[Goal] Print each of the entries exactly, leaving nothing out.

[Extracted data]
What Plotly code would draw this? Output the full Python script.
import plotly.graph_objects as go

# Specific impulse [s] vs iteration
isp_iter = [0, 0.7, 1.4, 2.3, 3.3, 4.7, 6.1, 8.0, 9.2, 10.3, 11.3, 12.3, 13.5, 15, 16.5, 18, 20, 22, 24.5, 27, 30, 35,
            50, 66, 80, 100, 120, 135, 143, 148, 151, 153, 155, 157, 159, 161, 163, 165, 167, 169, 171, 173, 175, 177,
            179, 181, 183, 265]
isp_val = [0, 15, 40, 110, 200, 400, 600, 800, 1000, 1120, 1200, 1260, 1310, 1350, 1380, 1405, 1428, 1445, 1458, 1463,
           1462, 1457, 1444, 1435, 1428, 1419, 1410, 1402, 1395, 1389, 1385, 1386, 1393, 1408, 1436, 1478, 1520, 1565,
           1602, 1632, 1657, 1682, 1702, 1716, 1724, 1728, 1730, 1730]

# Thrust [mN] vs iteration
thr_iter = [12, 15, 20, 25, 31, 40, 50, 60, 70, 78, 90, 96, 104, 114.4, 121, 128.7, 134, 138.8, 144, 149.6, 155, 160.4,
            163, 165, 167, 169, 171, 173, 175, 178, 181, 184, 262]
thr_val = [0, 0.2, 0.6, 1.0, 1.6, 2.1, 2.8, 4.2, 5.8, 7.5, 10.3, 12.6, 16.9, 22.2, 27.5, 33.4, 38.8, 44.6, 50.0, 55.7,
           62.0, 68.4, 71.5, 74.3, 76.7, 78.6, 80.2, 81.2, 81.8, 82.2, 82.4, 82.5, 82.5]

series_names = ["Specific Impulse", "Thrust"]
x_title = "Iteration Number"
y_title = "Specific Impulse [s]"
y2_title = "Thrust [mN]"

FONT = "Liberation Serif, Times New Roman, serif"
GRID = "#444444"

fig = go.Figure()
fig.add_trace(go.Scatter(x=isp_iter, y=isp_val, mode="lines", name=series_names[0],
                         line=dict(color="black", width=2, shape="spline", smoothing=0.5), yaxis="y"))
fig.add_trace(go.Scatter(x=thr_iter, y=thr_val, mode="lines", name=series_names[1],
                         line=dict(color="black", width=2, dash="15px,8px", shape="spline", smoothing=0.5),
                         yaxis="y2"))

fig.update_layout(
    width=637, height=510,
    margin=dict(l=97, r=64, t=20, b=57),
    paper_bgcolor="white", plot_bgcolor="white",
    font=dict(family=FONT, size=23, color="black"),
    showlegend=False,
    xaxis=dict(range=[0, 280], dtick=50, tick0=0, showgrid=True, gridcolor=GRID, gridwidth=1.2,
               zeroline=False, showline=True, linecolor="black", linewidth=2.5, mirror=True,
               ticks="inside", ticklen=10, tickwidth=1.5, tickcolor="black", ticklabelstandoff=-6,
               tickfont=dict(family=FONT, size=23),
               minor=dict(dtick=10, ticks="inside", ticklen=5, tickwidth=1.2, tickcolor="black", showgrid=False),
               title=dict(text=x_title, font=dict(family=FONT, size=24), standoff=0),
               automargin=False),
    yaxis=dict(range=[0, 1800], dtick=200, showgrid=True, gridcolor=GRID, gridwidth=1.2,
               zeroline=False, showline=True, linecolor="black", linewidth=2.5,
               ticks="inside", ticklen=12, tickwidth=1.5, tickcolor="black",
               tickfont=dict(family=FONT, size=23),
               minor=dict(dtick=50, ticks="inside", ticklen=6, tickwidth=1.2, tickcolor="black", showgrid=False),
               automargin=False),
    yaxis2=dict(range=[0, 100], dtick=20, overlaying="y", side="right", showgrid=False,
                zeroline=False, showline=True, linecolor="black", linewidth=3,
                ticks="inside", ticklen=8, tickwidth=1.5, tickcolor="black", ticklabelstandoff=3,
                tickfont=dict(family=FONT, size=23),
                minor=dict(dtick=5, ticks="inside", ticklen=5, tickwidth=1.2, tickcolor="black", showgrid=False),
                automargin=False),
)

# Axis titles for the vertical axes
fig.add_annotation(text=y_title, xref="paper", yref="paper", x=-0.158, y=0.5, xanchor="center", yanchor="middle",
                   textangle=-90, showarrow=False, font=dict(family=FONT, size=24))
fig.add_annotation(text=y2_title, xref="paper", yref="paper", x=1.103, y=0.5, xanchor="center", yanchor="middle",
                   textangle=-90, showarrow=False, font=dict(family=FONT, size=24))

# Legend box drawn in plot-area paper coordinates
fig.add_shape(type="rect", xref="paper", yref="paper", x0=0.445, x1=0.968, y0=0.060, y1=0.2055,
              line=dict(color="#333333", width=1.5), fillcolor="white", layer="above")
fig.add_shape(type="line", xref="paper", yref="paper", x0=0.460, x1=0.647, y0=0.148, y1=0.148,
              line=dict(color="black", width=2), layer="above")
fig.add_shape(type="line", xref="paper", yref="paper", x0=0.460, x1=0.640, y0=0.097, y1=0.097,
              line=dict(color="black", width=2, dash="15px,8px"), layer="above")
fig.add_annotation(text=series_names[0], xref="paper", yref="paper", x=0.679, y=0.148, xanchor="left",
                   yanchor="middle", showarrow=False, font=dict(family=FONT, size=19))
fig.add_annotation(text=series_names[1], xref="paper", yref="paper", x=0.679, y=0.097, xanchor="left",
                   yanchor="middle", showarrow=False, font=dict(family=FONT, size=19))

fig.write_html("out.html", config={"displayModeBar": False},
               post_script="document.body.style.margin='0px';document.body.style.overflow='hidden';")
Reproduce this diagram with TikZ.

[Expected answer]
What Plotly code would draw this? Output the full Python script.
import plotly.graph_objects as go

# Specific impulse [s] vs iteration
isp_iter = [0, 0.7, 1.4, 2.3, 3.3, 4.7, 6.1, 8.0, 9.2, 10.3, 11.3, 12.3, 13.5, 15, 16.5, 18, 20, 22, 24.5, 27, 30, 35,
            50, 66, 80, 100, 120, 135, 143, 148, 151, 153, 155, 157, 159, 161, 163, 165, 167, 169, 171, 173, 175, 177,
            179, 181, 183, 265]
isp_val = [0, 15, 40, 110, 200, 400, 600, 800, 1000, 1120, 1200, 1260, 1310, 1350, 1380, 1405, 1428, 1445, 1458, 1463,
           1462, 1457, 1444, 1435, 1428, 1419, 1410, 1402, 1395, 1389, 1385, 1386, 1393, 1408, 1436, 1478, 1520, 1565,
           1602, 1632, 1657, 1682, 1702, 1716, 1724, 1728, 1730, 1730]

# Thrust [mN] vs iteration
thr_iter = [12, 15, 20, 25, 31, 40, 50, 60, 70, 78, 90, 96, 104, 114.4, 121, 128.7, 134, 138.8, 144, 149.6, 155, 160.4,
            163, 165, 167, 169, 171, 173, 175, 178, 181, 184, 262]
thr_val = [0, 0.2, 0.6, 1.0, 1.6, 2.1, 2.8, 4.2, 5.8, 7.5, 10.3, 12.6, 16.9, 22.2, 27.5, 33.4, 38.8, 44.6, 50.0, 55.7,
           62.0, 68.4, 71.5, 74.3, 76.7, 78.6, 80.2, 81.2, 81.8, 82.2, 82.4, 82.5, 82.5]

series_names = ["Specific Impulse", "Thrust"]
x_title = "Iteration Number"
y_title = "Specific Impulse [s]"
y2_title = "Thrust [mN]"

FONT = "Liberation Serif, Times New Roman, serif"
GRID = "#444444"

fig = go.Figure()
fig.add_trace(go.Scatter(x=isp_iter, y=isp_val, mode="lines", name=series_names[0],
                         line=dict(color="black", width=2, shape="spline", smoothing=0.5), yaxis="y"))
fig.add_trace(go.Scatter(x=thr_iter, y=thr_val, mode="lines", name=series_names[1],
                         line=dict(color="black", width=2, dash="15px,8px", shape="spline", smoothing=0.5),
                         yaxis="y2"))

fig.update_layout(
    width=637, height=510,
    margin=dict(l=97, r=64, t=20, b=57),
    paper_bgcolor="white", plot_bgcolor="white",
    font=dict(family=FONT, size=23, color="black"),
    showlegend=False,
    xaxis=dict(range=[0, 280], dtick=50, tick0=0, showgrid=True, gridcolor=GRID, gridwidth=1.2,
               zeroline=False, showline=True, linecolor="black", linewidth=2.5, mirror=True,
               ticks="inside", ticklen=10, tickwidth=1.5, tickcolor="black", ticklabelstandoff=-6,
               tickfont=dict(family=FONT, size=23),
               minor=dict(dtick=10, ticks="inside", ticklen=5, tickwidth=1.2, tickcolor="black", showgrid=False),
               title=dict(text=x_title, font=dict(family=FONT, size=24), standoff=0),
               automargin=False),
    yaxis=dict(range=[0, 1800], dtick=200, showgrid=True, gridcolor=GRID, gridwidth=1.2,
               zeroline=False, showline=True, linecolor="black", linewidth=2.5,
               ticks="inside", ticklen=12, tickwidth=1.5, tickcolor="black",
               tickfont=dict(family=FONT, size=23),
               minor=dict(dtick=50, ticks="inside", ticklen=6, tickwidth=1.2, tickcolor="black", showgrid=False),
               automargin=False),
    yaxis2=dict(range=[0, 100], dtick=20, overlaying="y", side="right", showgrid=False,
                zeroline=False, showline=True, linecolor="black", linewidth=3,
                ticks="inside", ticklen=8, tickwidth=1.5, tickcolor="black", ticklabelstandoff=3,
                tickfont=dict(family=FONT, size=23),
                minor=dict(dtick=5, ticks="inside", ticklen=5, tickwidth=1.2, tickcolor="black", showgrid=False),
                automargin=False),
)

# Axis titles for the vertical axes
fig.add_annotation(text=y_title, xref="paper", yref="paper", x=-0.158, y=0.5, xanchor="center", yanchor="middle",
                   textangle=-90, showarrow=False, font=dict(family=FONT, size=24))
fig.add_annotation(text=y2_title, xref="paper", yref="paper", x=1.103, y=0.5, xanchor="center", yanchor="middle",
                   textangle=-90, showarrow=False, font=dict(family=FONT, size=24))

# Legend box drawn in plot-area paper coordinates
fig.add_shape(type="rect", xref="paper", yref="paper", x0=0.445, x1=0.968, y0=0.060, y1=0.2055,
              line=dict(color="#333333", width=1.5), fillcolor="white", layer="above")
fig.add_shape(type="line", xref="paper", yref="paper", x0=0.460, x1=0.647, y0=0.148, y1=0.148,
              line=dict(color="black", width=2), layer="above")
fig.add_shape(type="line", xref="paper", yref="paper", x0=0.460, x1=0.640, y0=0.097, y1=0.097,
              line=dict(color="black", width=2, dash="15px,8px"), layer="above")
fig.add_annotation(text=series_names[0], xref="paper", yref="paper", x=0.679, y=0.148, xanchor="left",
                   yanchor="middle", showarrow=False, font=dict(family=FONT, size=19))
fig.add_annotation(text=series_names[1], xref="paper", yref="paper", x=0.679, y=0.097, xanchor="left",
                   yanchor="middle", showarrow=False, font=dict(family=FONT, size=19))

fig.write_html("out.html", config={"displayModeBar": False},
               post_script="document.body.style.margin='0px';document.body.style.overflow='hidden';")
Reproduce this diagram with TikZ.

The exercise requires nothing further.